APPEARENCE DOES COUNT. Any kind of decorative effort brings liveliness to a place/setting. Whether it's flowers, funky-looking squash and pumpkins, or a fabulous table runner, I try to keep the spread looking simple yet appealing. Plus, you'll still have all your decorations after which will still keep your place looking fun and festive, unless you like to jump into Christmas right away.  :)

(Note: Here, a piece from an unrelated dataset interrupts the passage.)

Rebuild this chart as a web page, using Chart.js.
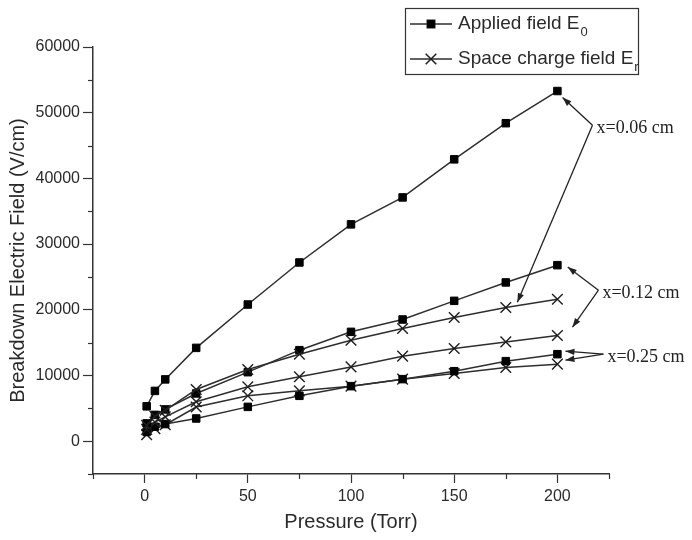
<!DOCTYPE html>
<html>
<head>
<meta charset="utf-8">
<script src="https://cdn.jsdelivr.net/npm/chart.js@4.4.1/dist/chart.umd.min.js"></script>
<style>
  html, body { margin: 0; padding: 0; background: #ffffff; }
  #wrap { width: 692px; height: 540px; position: relative; }
</style>
</head>
<body>
<div id="wrap"><canvas id="c" width="692" height="540"></canvas></div>
<script>
// ---- Data ----
const pressure = [1, 5, 10, 25, 50, 75, 100, 125, 150, 175, 200];

const appliedX006 = [5300, 7650, 9400, 14200, 20800, 27200, 33000, 37100, 42900, 48400, 53300];
const spaceX006   = [2400, 3800, 4700, 7870, 10900, 13240, 15370, 17150, 18830, 20350, 21610];
const appliedX012 = [2700, 4000, 4830, 7260, 10500, 13850, 16640, 18520, 21360, 24160, 26790];
const spaceX012   = [1800, 2900, 3700, 6000, 8270, 9800, 11300, 12940, 14110, 15110, 16090];
const appliedX025 = [1400, 2200, 2600, 3450, 5220, 6900, 8370, 9440, 10650, 12180, 13240];
const spaceX025   = [1000, 1900, 2500, 5200, 6900, 7660, 8370, 9440, 10300, 11220, 11720];

const xTickValues = [0, 50, 100, 150, 200];
const xMinorTicks = [-25, 25, 75, 125, 175, 225];
const yTickValues = [0, 10000, 20000, 30000, 40000, 50000, 60000];
const yMinorTicks = [-5000, 5000, 15000, 25000, 35000, 45000, 55000];

const legendLabels = [
  { main: 'Applied field E', sub: '0', marker: 'rect' },
  { main: 'Space charge field E', sub: 'r', marker: 'crossRot' }
];

// annotation labels and arrow targets, in data units (pressure, field)
const annotationLabels = ['x=0.06 cm', 'x=0.12 cm', 'x=0.25 cm'];
const annotationVertex = [[217, 48100], [219.9, 22980], [222.3, 13240]];
const annotationTargets = [
  [[202.5, 52300], [180.6, 21150]],
  [[205, 26500], [207.3, 17350]],
  [[203.9, 13700], [203.9, 12330]]
];

// ---- Styling ----
const SANS = '"Liberation Sans", Arial, Helvetica, sans-serif';
const SERIF = '"Liberation Serif", "Times New Roman", serif';
const LINE = '#2e2e2e';
const INK = '#222222';
const RECT_R = 5.3, CROSS_R = 7.5;

function ds(label, data, marker) {
  const isRect = marker === 'rect';
  return {
    label, data: pressure.map((p, i) => ({ x: p, y: data[i] })),
    borderColor: LINE, borderWidth: 1.5, tension: 0,
    pointStyle: marker,
    pointRadius: isRect ? RECT_R : CROSS_R,
    pointBorderWidth: isRect ? 1 : 1.4,
    pointBackgroundColor: '#000', pointBorderColor: isRect ? '#000' : '#1e1e1e',
    pointHoverRadius: isRect ? RECT_R : CROSS_R
  };
}

const minorTicksPlugin = {
  id: 'minorTicks',
  afterDraw(chart) {
    const ctx = chart.ctx, xs = chart.scales.x, ys = chart.scales.y;
    const a = chart.chartArea;
    ctx.save();
    ctx.strokeStyle = '#333'; ctx.lineWidth = 1.2;
    xMinorTicks.forEach(v => {
      const px = Math.round(xs.getPixelForValue(v)) + 0.5;
      ctx.beginPath(); ctx.moveTo(px, a.bottom); ctx.lineTo(px, a.bottom + 5); ctx.stroke();
    });
    yMinorTicks.forEach(v => {
      const py = Math.round(ys.getPixelForValue(v)) + 0.5;
      ctx.beginPath(); ctx.moveTo(a.left, py); ctx.lineTo(a.left - 5, py); ctx.stroke();
    });
    ctx.restore();
  }
};

function arrow(ctx, x0, y0, x1, y1) {
  ctx.beginPath(); ctx.moveTo(x0, y0); ctx.lineTo(x1, y1); ctx.stroke();
  const ang = Math.atan2(y1 - y0, x1 - x0);
  const L = 9, W = 3.2;
  ctx.beginPath();
  ctx.moveTo(x1, y1);
  ctx.lineTo(x1 - L * Math.cos(ang) + W * Math.sin(ang), y1 - L * Math.sin(ang) - W * Math.cos(ang));
  ctx.lineTo(x1 - L * Math.cos(ang) - W * Math.sin(ang), y1 - L * Math.sin(ang) + W * Math.cos(ang));
  ctx.closePath(); ctx.fill();
}

const annotationPlugin = {
  id: 'annot',
  afterDraw(chart) {
    const ctx = chart.ctx, xs = chart.scales.x, ys = chart.scales.y;
    ctx.save();
    ctx.strokeStyle = INK; ctx.fillStyle = INK; ctx.lineWidth = 1.3;
    annotationLabels.forEach((lab, i) => {
      const vx = xs.getPixelForValue(annotationVertex[i][0]);
      const vy = ys.getPixelForValue(annotationVertex[i][1]);
      annotationTargets[i].forEach(t => {
        arrow(ctx, vx, vy, xs.getPixelForValue(t[0]), ys.getPixelForValue(t[1]));
      });
      ctx.font = '18px ' + SERIF;
      ctx.textBaseline = 'middle'; ctx.textAlign = 'left';
      ctx.fillText(lab, vx + 4, vy + 3);
    });
    ctx.restore();
  }
};

const legendPlugin = {
  id: 'customLegend',
  afterDraw(chart) {
    const ctx = chart.ctx;
    const bx = 405.5, by = 8.5, bw = 233, bh = 66;
    ctx.save();
    ctx.fillStyle = '#fff';
    ctx.fillRect(bx, by, bw, bh);
    ctx.strokeStyle = '#333'; ctx.lineWidth = 1.2;
    ctx.strokeRect(bx, by, bw, bh);
    const rows = [24, 59];
    legendLabels.forEach((item, i) => {
      const y = rows[i];
      ctx.strokeStyle = LINE; ctx.lineWidth = 1.5;
      ctx.beginPath(); ctx.moveTo(410, y); ctx.lineTo(452, y); ctx.stroke();
      const isRect = item.marker === 'rect';
      ctx.fillStyle = '#000'; ctx.strokeStyle = '#1e1e1e';
      Chart.helpers.drawPoint(ctx, {
        pointStyle: item.marker, radius: isRect ? RECT_R : CROSS_R, borderWidth: isRect ? 1 : 1.4
      }, 431, y);
      if (isRect) {
        const s = RECT_R * Math.SQRT1_2;
        ctx.fillRect(431 - s, y - s, 2 * s, 2 * s);
      }
      ctx.fillStyle = '#2a2a2a';
      ctx.font = '19px ' + SANS;
      ctx.textBaseline = 'middle'; ctx.textAlign = 'left';
      ctx.fillText(item.main, 458, y);
      const w = ctx.measureText(item.main).width;
      ctx.font = '13px ' + SANS;
      ctx.fillText(item.sub, 458 + w + 1, y + 8);
    });
    ctx.restore();
  }
};

new Chart(document.getElementById('c'), {
  type: 'line',
  data: {
    datasets: [
      ds('Applied field E0 (x=0.06 cm)', appliedX006, 'rect'),
      ds('Space charge field Er (x=0.06 cm)', spaceX006, 'crossRot'),
      ds('Applied field E0 (x=0.12 cm)', appliedX012, 'rect'),
      ds('Space charge field Er (x=0.12 cm)', spaceX012, 'crossRot'),
      ds('Applied field E0 (x=0.25 cm)', appliedX025, 'rect'),
      ds('Space charge field Er (x=0.25 cm)', spaceX025, 'crossRot')
    ]
  },
  options: {
    responsive: false, animation: false,
    layout: { padding: { left: 0, right: 83, top: 47, bottom: 0 } },
    plugins: { legend: { display: false }, tooltip: { enabled: false } },
    scales: {
      x: {
        type: 'linear', min: -25, max: 225,
        afterBuildTicks: s => { s.ticks = xTickValues.map(v => ({ value: v })); },
        afterFit: s => { s.height = 66; },
        grid: { display: true, drawOnChartArea: false, drawTicks: true, tickLength: 9, tickColor: '#333', tickWidth: 1.2 },
        border: { display: true, color: '#333', width: 1.5 },
        ticks: { color: '#2a2a2a', font: { family: SANS, size: 16 }, padding: 4, maxRotation: 0, callback: v => String(v) },
        title: { display: true, text: 'Pressure (Torr)', color: '#2a2a2a', font: { family: SANS, size: 20 }, padding: { top: 2, bottom: 6 } }
      },
      y: {
        type: 'linear', min: -5000, max: 60000,
        afterBuildTicks: s => { s.ticks = yTickValues.map(v => ({ value: v })); },
        afterFit: s => { s.width = 93; },
        grid: { display: true, drawOnChartArea: false, drawTicks: true, tickLength: 10, tickColor: '#333', tickWidth: 1.2 },
        border: { display: true, color: '#333', width: 1.5 },
        ticks: { color: '#2a2a2a', font: { family: SANS, size: 16 }, padding: 3, callback: v => String(v) },
        title: { display: true, text: 'Breakdown Electric Field (V/cm)', color: '#2a2a2a', font: { family: SANS, size: 20 }, padding: { top: 6, bottom: 4 } }
      }
    }
  },
  plugins: [minorTicksPlugin, annotationPlugin, legendPlugin]
});
</script>
</body>
</html>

What are some of your favorite tricks for Thanksgiving dinners? Favorite sides? What about your least favorite dish you still come across? Like fruitcake during Christmas? Ha ha! Have a safe rest of your Black Friday and enjoy the Holiday weekend! <3

Love & xx's,

maQ + suz

Parsnip Risotto With Beets And Walnuts

We're less than a week from Thanksgiving! It's my favorite holiday and my love for cooking is at it's ultimate height this month! Lots of turkey, pumpkin pie, mashed potatoes, cranberry everything; I'm drooling over my keyboard as I type!

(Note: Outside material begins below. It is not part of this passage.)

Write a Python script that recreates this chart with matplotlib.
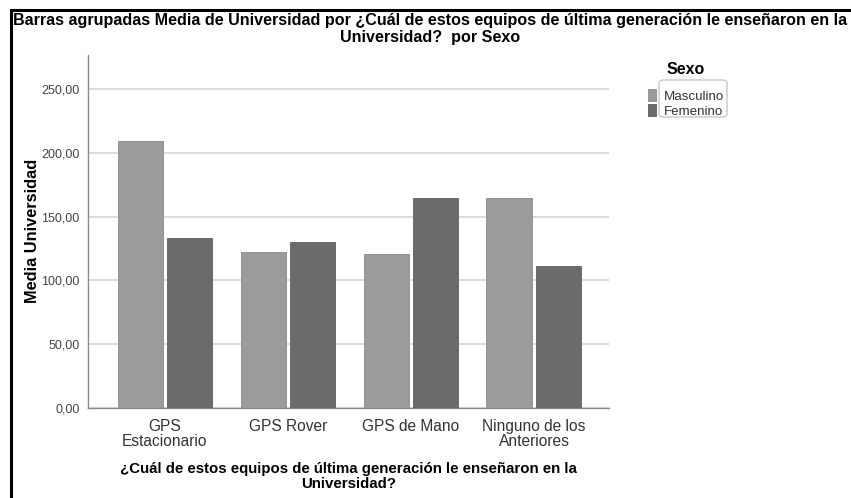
import matplotlib.pyplot as plt
import numpy as np
from matplotlib.patches import Rectangle, FancyBboxPatch

categorias = ["GPS\nEstacionario", "GPS Rover", "GPS de Mano", "Ninguno de los\nAnteriores"]
masculino = [209.6, 121.9, 120.8, 164.3]
femenino = [132.9, 130.0, 164.8, 111.3]
yticks = [0, 50, 100, 150, 200, 250]
ytick_labels = ["0,00", "50,00", "100,00", "150,00", "200,00", "250,00"]

plt.rcParams['font.family'] = ['Liberation Sans', 'DejaVu Sans']

fig = plt.figure(figsize=(8.51, 4.98), dpi=100)

# marco negro de la captura
fig.add_artist(Rectangle((10.5 / 851, -0.1), 2, 1.1 - 10.5 / 498,
                         transform=fig.transFigure, fill=False,
                         edgecolor='black', linewidth=2.2))

ax = fig.add_axes([88 / 851, 1 - 407.5 / 498, 521 / 851, (407.5 - 55) / 498])

x = np.arange(len(categorias))
off = 0.203
w = 0.366
ax.bar(x - off, masculino, w, color='#9b9b9b', edgecolor='#8a8a8a', linewidth=0.6,
       label='Masculino', zorder=3)
ax.bar(x + off, femenino, w, color='#6b6b6b', edgecolor='#5f5f5f', linewidth=0.6,
       label='Femenino', zorder=3)

ax.set_xlim(-0.626, 3.61)
ax.set_ylim(0, 277)
ax.set_yticks(yticks)
ax.set_yticklabels(ytick_labels, color='#444444', fontsize=9)
ax.set_xticks(x)
ax.set_xticklabels(categorias, color='#333333', fontsize=11.2, linespacing=1.05)
ax.tick_params(length=0, pad=8)
ax.tick_params(axis='y', pad=6)
ax.grid(axis='y', color='#d6d6d6', linewidth=1.2, zorder=0)
for s in ['top', 'right']:
    ax.spines[s].set_visible(False)
for s in ['left', 'bottom']:
    ax.spines[s].set_color('#8c8c8c')
    ax.spines[s].set_linewidth(1.0)

ax.set_ylabel('Media Universidad', fontsize=11.8, fontweight='bold')
ax.yaxis.set_label_coords(-48 / 521, 0.5)
ax.set_xlabel('¿Cuál de estos equipos de última generación le enseñaron en la\nUniversidad?',
              fontsize=10.8, fontweight='bold', labelpad=9, linespacing=1.1)

fig.text(0.5 + 5 / 851, 1 - 29 / 498,
         'Barras agrupadas Media de Universidad por ¿Cuál de estos equipos de última generación le enseñaron en la\nUniversidad?  por Sexo',
         ha='center', va='center', fontsize=11.6, fontweight='bold', linespacing=1.1)

leg = fig.legend(loc='upper left', bbox_to_anchor=(639 / 851, 1 - 80 / 498),
                 fontsize=9.6, frameon=False, handlelength=0.6, handleheight=1.0,
                 handletextpad=0.6, borderpad=0.2, labelspacing=0.12)
for t in leg.get_texts():
    t.set_color('#333333')
fig.text(667 / 851, 1 - 69 / 498, 'Sexo', fontsize=11.5, fontweight='bold',
         ha='left', va='center')

# caja redondeada alrededor de las etiquetas de la leyenda
fig.add_artist(FancyBboxPatch((659 / 851, 1 - 117 / 498), 68 / 851, 37 / 498,
                              boxstyle='round,pad=0,rounding_size=0.006',
                              transform=fig.transFigure, fill=False,
                              edgecolor='#c8c8c8', linewidth=1.0))

plt.savefig('out.png', dpi=100)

Every year for Thanksgiving I try to come up with a different dish in addition to my more traditional dishes. This week, I tried out a recipe I discovered on Pinterest through the Love With Food website. A risotto lover (hubby included), I was excited with the idea of putting more earthy flavors and tones with the rice component. Parsnips are naturally sweet and have always paired well with the pungent taste of beets, in my opinion.

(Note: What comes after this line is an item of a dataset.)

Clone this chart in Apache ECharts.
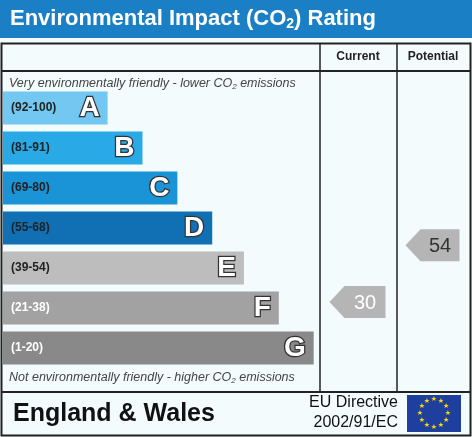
<!DOCTYPE html>
<html><head><meta charset="utf-8">
<script src="https://cdn.jsdelivr.net/npm/echarts@6/dist/echarts.min.js"></script>
<style>html,body{margin:0;padding:0;background:#fff}#c{width:472px;height:437px}</style>
</head><body><div id="c"></div>
<script>
var bands = ['A','B','C','D','E','F','G'];
var ranges = ['(92-100)','(81-91)','(69-80)','(55-68)','(39-54)','(21-38)','(1-20)'];
var barLengths = [33,44,55,66,76,87,98];
var bandColors = ['#72c8f1','#29a9e6','#1a94d6','#1170b4','#bdbdbd','#a2a2a2','#898989'];
var rangeTextColors = ['#222','#222','#222','#222','#222','#fff','#fff'];
var columns = ['Current','Potential'];
var ratings = [30, 54];
var ratingBandPos = [4.85, 3.43];
var ratingTextColors = ['#fff','#333'];

var chart = echarts.init(document.getElementById('c'));
var F = 'Liberation Sans, Arial, sans-serif';
function arrow(params, api){
  var p = api.coord([api.value(0), api.value(1)]);
  var w = params.dataIndex===0 ? 56 : 54, h = 32, t = 15;
  var x0 = p[0]-w/2, y0 = p[1]-h/2;
  return {type:'group',children:[
    {type:'polygon',shape:{points:[[x0,p[1]],[x0+t,y0],[x0+w,y0],[x0+w,y0+h],[x0+t,y0+h]]},style:{fill:'#b5b5b5'}},
    {type:'text',style:{text:String(ratings[params.dataIndex]),x:x0+t+(w-t)/2,y:p[1]+1,align:'center',verticalAlign:'middle',font:'20px '+F,fill:ratingTextColors[params.dataIndex]}}
  ]};
}
var stars=[];
for(var i=0;i<12;i++){var a=i*Math.PI/6;stars.push({type:'text',style:{text:'★',x:434+14*Math.cos(a),y:413+14*Math.sin(a),align:'center',verticalAlign:'middle',font:'7px DejaVu Sans',fill:'#ffdd00'}});}
chart.setOption({
  animation:false,
  backgroundColor:'#f3fbfd',
  grid:[{left:3,top:88,width:317,height:280},{left:320,top:88,width:150,height:280}],
  xAxis:[{type:'value',min:0,max:100,show:false,gridIndex:0},{type:'category',data:columns,show:false,gridIndex:1}],
  yAxis:[{type:'category',data:bands,inverse:true,show:false,gridIndex:0},{type:'value',min:-0.5,max:6.5,inverse:true,show:false,gridIndex:1}],
  series:[
    {type:'bar',xAxisIndex:0,yAxisIndex:0,barCategoryGap:'17%',
     data:barLengths.map(function(v,i){return {value:v,itemStyle:{color:bandColors[i]}};}),
     label:{show:true,position:'insideRight',distance:8,formatter:function(p){return bands[p.dataIndex];},
       fontFamily:F,fontWeight:'bold',fontSize:28,color:'#fff',textBorderColor:'#333',textBorderWidth:2.5}},
    {type:'bar',xAxisIndex:0,yAxisIndex:0,barGap:'-100%',barCategoryGap:'17%',
     data:barLengths.map(function(v,i){return {value:v,itemStyle:{color:'rgba(0,0,0,0)'},label:{color:rangeTextColors[i]}};}),
     label:{show:true,position:'insideLeft',distance:8,formatter:function(p){return ranges[p.dataIndex];},fontFamily:F,fontWeight:'bold',fontSize:12}},
    {type:'custom',xAxisIndex:1,yAxisIndex:1,renderItem:arrow,
     data:ratings.map(function(r,i){return [i, ratingBandPos[i]];})}
  ],
  graphic:[
    {type:'rect',shape:{x:0,y:0,width:472,height:38},style:{fill:'#1b7fc6'},z:-1},
    {type:'text',style:{x:10,y:19,verticalAlign:'middle',text:'{a|Environmental Impact (CO}{s|2}{a|) Rating}',
      rich:{a:{font:'bold 22px '+F,fill:'#fff'},s:{font:'bold 14px '+F,fill:'#fff',padding:[10,0,0,0]}}}},
    {type:'rect',shape:{x:1.5,y:43.5,width:469,height:392},style:{fill:'none',stroke:'#222',lineWidth:2}},
    {type:'line',shape:{x1:1,y1:71,x2:471,y2:71},style:{stroke:'#222',lineWidth:2}},
    {type:'line',shape:{x1:1,y1:392,x2:471,y2:392},style:{stroke:'#222',lineWidth:2}},
    {type:'line',shape:{x1:320,y1:43,x2:320,y2:392},style:{stroke:'#222',lineWidth:1.5}},
    {type:'line',shape:{x1:397,y1:43,x2:397,y2:392},style:{stroke:'#222',lineWidth:1.5}},
    {type:'text',style:{x:358,y:57,align:'center',verticalAlign:'middle',text:'Current',font:'bold 12px '+F,fill:'#222'}},
    {type:'text',style:{x:433,y:57,align:'center',verticalAlign:'middle',text:'Potential',font:'bold 12px '+F,fill:'#222'}},
    {type:'text',style:{x:9,y:84,verticalAlign:'middle',text:'{a|Very environmentally friendly - lower CO}{s|2}{a| emissions}',
      rich:{a:{font:'italic 12.5px '+F,fill:'#444'},s:{font:'italic 8px '+F,fill:'#444',padding:[6,0,0,0]}}}},
    {type:'text',style:{x:9,y:378,verticalAlign:'middle',text:'{a|Not environmentally friendly - higher CO}{s|2}{a| emissions}',
      rich:{a:{font:'italic 12.5px '+F,fill:'#444'},s:{font:'italic 8px '+F,fill:'#444',padding:[6,0,0,0]}}}},
    {type:'text',style:{x:13,y:414,verticalAlign:'middle',text:'England & Wales',font:'bold 25px '+F,fill:'#111'}},
    {type:'text',style:{x:398,y:403,align:'right',verticalAlign:'middle',text:'EU Directive',font:'16px '+F,fill:'#111'}},
    {type:'text',style:{x:398,y:423,align:'right',verticalAlign:'middle',text:'2002/91/EC',font:'16px '+F,fill:'#111'}},
    {type:'rect',shape:{x:407,y:395,width:54,height:37},style:{fill:'#1f3f9e'}}
  ].concat(stars)
});
</script></body></html>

Parsnip Risotto With Beets And Walnuts

Serves 4

Ingredients

  • 2 medium onions, chopped
  • 4 medium large parsnips, peeled and cut in chunks
  • 1 & 1/2 cups risotto rice
  • 2 tablespoons olive oil
  • 1/4 cup white wine
  • 2 cups vegetable bouillon
  • 100 grams walnuts, chopped
  • 4 large beets, peeled and boiled
  • 10 sprigs thyme
  • 2 tablespoons vegan margarine
  • 1/5 cup soy yogurt or soy cream
  • salt & pepper to taste

Directions

  1. Peel the onions and cut in small pieces.
  2. Peel and cut parsnips in medium bite-sized chunks.
  3. Heat the oil in a large frying pan and saute the onions until glassy.
  4. Add the risotto rice and mix to coat the rice with the oil.
  5. Add the white wine and cook until the wine has been absorbed.
  6. Add the parsnips and half of the vegetable bouillon and cook, stirring until the bouillon has been absorbed. Add other half after, stirring continuously.
  7. Slice the cooked beets.
  8. Heat the vegan margarine in a second frying pan.
  9. Add the chopped walnuts and lightly toast.
  10. Remove the leaves from the thyme sprigs and add to the walnuts.
  11. Add the beet slices and cook at light heat to warm the beets.
  12. When the risotto is soft, add the soy yogurt and mix well.
  13. Serve the risotto on a large serving platter with the beets and walnuts on top of the risotto and garnished with a dollop of soy yogurt (optional), a few walnut pieces and thyme leaves.

I love thyme and it perfectly goes well with the walnuts, though next time I would love to try this recipe with actual butter and cheese (mmmm... fatty alert) because the soy yogurt was really not my thing! I didn't even bother to add the dollop on top, though the recipe calls for it.

Are you a risotto fanatic like me? What are some of your favorite risotto recipes? Whatever plans you have for this weekend, we hope it's a relaxing and enjoyable one!